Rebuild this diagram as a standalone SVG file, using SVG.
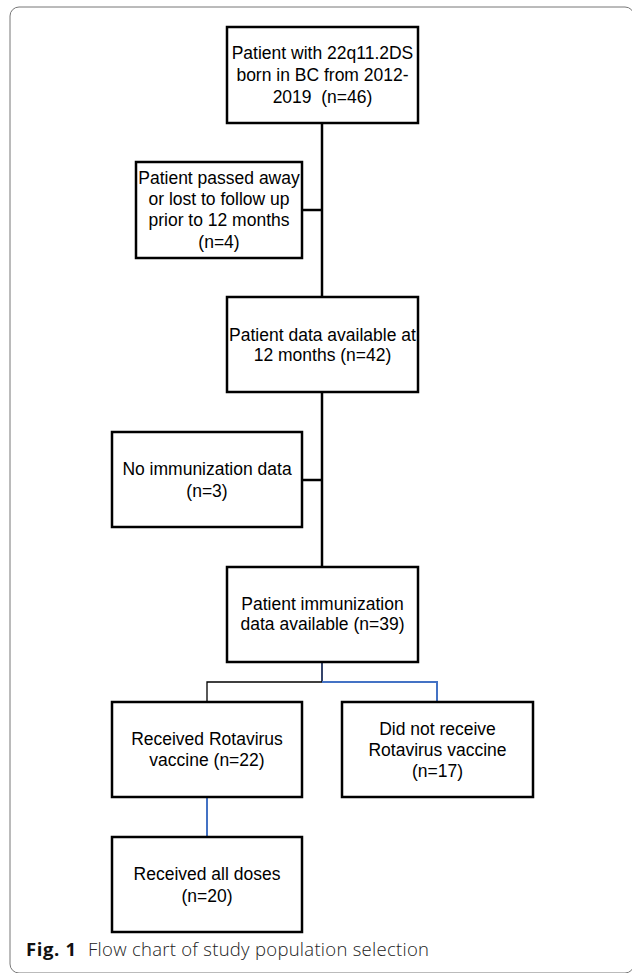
<svg xmlns="http://www.w3.org/2000/svg" width="632" height="973" viewBox="0 0 632 973">
<style>
.box{fill:#fff;stroke:#000;stroke-width:2.5}
.t{font-family:"Liberation Sans",Arial,sans-serif;font-size:17.5px;fill:#000;text-anchor:middle}
.main{stroke:#000;stroke-width:2.5;fill:none}
.thin{stroke:#000;stroke-width:1.3;fill:none}
.blue{stroke:#4472C4;stroke-width:2;fill:none}
.cap{font-family:"Open Sans","Noto Sans",sans-serif;font-size:18.5px;fill:#222}
</style>
<rect x="10" y="7" width="624" height="966" rx="9" fill="#fff" stroke="#777" stroke-width="1"/>
<g id="connectors">
<line class="main" x1="322" y1="123" x2="322" y2="297"/>
<line class="main" x1="302" y1="210" x2="322" y2="210"/>
<line class="main" x1="322" y1="392" x2="322" y2="567"/>
<line class="main" x1="302" y1="480" x2="322" y2="480"/>
<line stroke="#1f2f5a" stroke-width="1.8" x1="322" y1="662" x2="322" y2="682"/>
<polyline class="thin" points="322,682 207,682 207,702"/>
<polyline class="blue" points="322,682 437,682 437,702"/>
<line class="blue" x1="207" y1="797" x2="207" y2="837"/>
</g>
<g id="n1"><rect class="box" x="227" y="27" width="191" height="96"/>
<text class="t" x="322.5" y="59">Patient with 22q11.2DS</text>
<text class="t" x="322.5" y="81">born in BC from 2012-</text>
<text class="t" x="322.5" y="103">2019&#160; (n=46)</text></g>
<g id="n2"><rect class="box" x="136" y="162" width="166" height="96"/>
<text class="t" x="219" y="184">Patient passed away</text>
<text class="t" x="219" y="205">or lost to follow up</text>
<text class="t" x="219" y="226">prior to 12 months</text>
<text class="t" x="219" y="248">(n=4)</text></g>
<g id="n3"><rect class="box" x="227" y="297" width="191" height="95"/>
<text class="t" x="322.5" y="341">Patient data available at</text>
<text class="t" x="322.5" y="361">12 months (n=42)</text></g>
<g id="n4"><rect class="box" x="112" y="432" width="190" height="95"/>
<text class="t" x="207" y="475">No immunization data</text>
<text class="t" x="207" y="497">(n=3)</text></g>
<g id="n5"><rect class="box" x="227" y="567" width="191" height="95"/>
<text class="t" x="322.5" y="610">Patient immunization</text>
<text class="t" x="322.5" y="630">data available (n=39)</text></g>
<g id="n6"><rect class="box" x="112" y="702" width="190" height="95"/>
<text class="t" x="207" y="745">Received Rotavirus</text>
<text class="t" x="207" y="766">vaccine (n=22)</text></g>
<g id="n7"><rect class="box" x="342" y="702" width="191" height="95"/>
<text class="t" x="437.5" y="735">Did not receive</text>
<text class="t" x="437.5" y="756">Rotavirus vaccine</text>
<text class="t" x="437.5" y="777">(n=17)</text></g>
<g id="n8"><rect class="box" x="112" y="837" width="190" height="95"/>
<text class="t" x="207" y="880">Received all doses</text>
<text class="t" x="207" y="902">(n=20)</text></g>
<g id="caption"><text class="cap" x="26" y="956"><tspan font-weight="bold" fill="#111" textLength="50">Fig. 1</tspan><tspan x="88" font-weight="300" textLength="341">Flow chart of study population selection</tspan></text></g>
</svg>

▶ What is being asked
Could you repeat all of the material exactly? Pictures should not be copied.

▶ Reply
Rebuild this diagram as a standalone SVG file, using SVG.
<svg xmlns="http://www.w3.org/2000/svg" width="632" height="973" viewBox="0 0 632 973">
<style>
.box{fill:#fff;stroke:#000;stroke-width:2.5}
.t{font-family:"Liberation Sans",Arial,sans-serif;font-size:17.5px;fill:#000;text-anchor:middle}
.main{stroke:#000;stroke-width:2.5;fill:none}
.thin{stroke:#000;stroke-width:1.3;fill:none}
.blue{stroke:#4472C4;stroke-width:2;fill:none}
.cap{font-family:"Open Sans","Noto Sans",sans-serif;font-size:18.5px;fill:#222}
</style>
<rect x="10" y="7" width="624" height="966" rx="9" fill="#fff" stroke="#777" stroke-width="1"/>
<g id="connectors">
<line class="main" x1="322" y1="123" x2="322" y2="297"/>
<line class="main" x1="302" y1="210" x2="322" y2="210"/>
<line class="main" x1="322" y1="392" x2="322" y2="567"/>
<line class="main" x1="302" y1="480" x2="322" y2="480"/>
<line stroke="#1f2f5a" stroke-width="1.8" x1="322" y1="662" x2="322" y2="682"/>
<polyline class="thin" points="322,682 207,682 207,702"/>
<polyline class="blue" points="322,682 437,682 437,702"/>
<line class="blue" x1="207" y1="797" x2="207" y2="837"/>
</g>
<g id="n1"><rect class="box" x="227" y="27" width="191" height="96"/>
<text class="t" x="322.5" y="59">Patient with 22q11.2DS</text>
<text class="t" x="322.5" y="81">born in BC from 2012-</text>
<text class="t" x="322.5" y="103">2019&#160; (n=46)</text></g>
<g id="n2"><rect class="box" x="136" y="162" width="166" height="96"/>
<text class="t" x="219" y="184">Patient passed away</text>
<text class="t" x="219" y="205">or lost to follow up</text>
<text class="t" x="219" y="226">prior to 12 months</text>
<text class="t" x="219" y="248">(n=4)</text></g>
<g id="n3"><rect class="box" x="227" y="297" width="191" height="95"/>
<text class="t" x="322.5" y="341">Patient data available at</text>
<text class="t" x="322.5" y="361">12 months (n=42)</text></g>
<g id="n4"><rect class="box" x="112" y="432" width="190" height="95"/>
<text class="t" x="207" y="475">No immunization data</text>
<text class="t" x="207" y="497">(n=3)</text></g>
<g id="n5"><rect class="box" x="227" y="567" width="191" height="95"/>
<text class="t" x="322.5" y="610">Patient immunization</text>
<text class="t" x="322.5" y="630">data available (n=39)</text></g>
<g id="n6"><rect class="box" x="112" y="702" width="190" height="95"/>
<text class="t" x="207" y="745">Received Rotavirus</text>
<text class="t" x="207" y="766">vaccine (n=22)</text></g>
<g id="n7"><rect class="box" x="342" y="702" width="191" height="95"/>
<text class="t" x="437.5" y="735">Did not receive</text>
<text class="t" x="437.5" y="756">Rotavirus vaccine</text>
<text class="t" x="437.5" y="777">(n=17)</text></g>
<g id="n8"><rect class="box" x="112" y="837" width="190" height="95"/>
<text class="t" x="207" y="880">Received all doses</text>
<text class="t" x="207" y="902">(n=20)</text></g>
<g id="caption"><text class="cap" x="26" y="956"><tspan font-weight="bold" fill="#111" textLength="50">Fig. 1</tspan><tspan x="88" font-weight="300" textLength="341">Flow chart of study population selection</tspan></text></g>
</svg>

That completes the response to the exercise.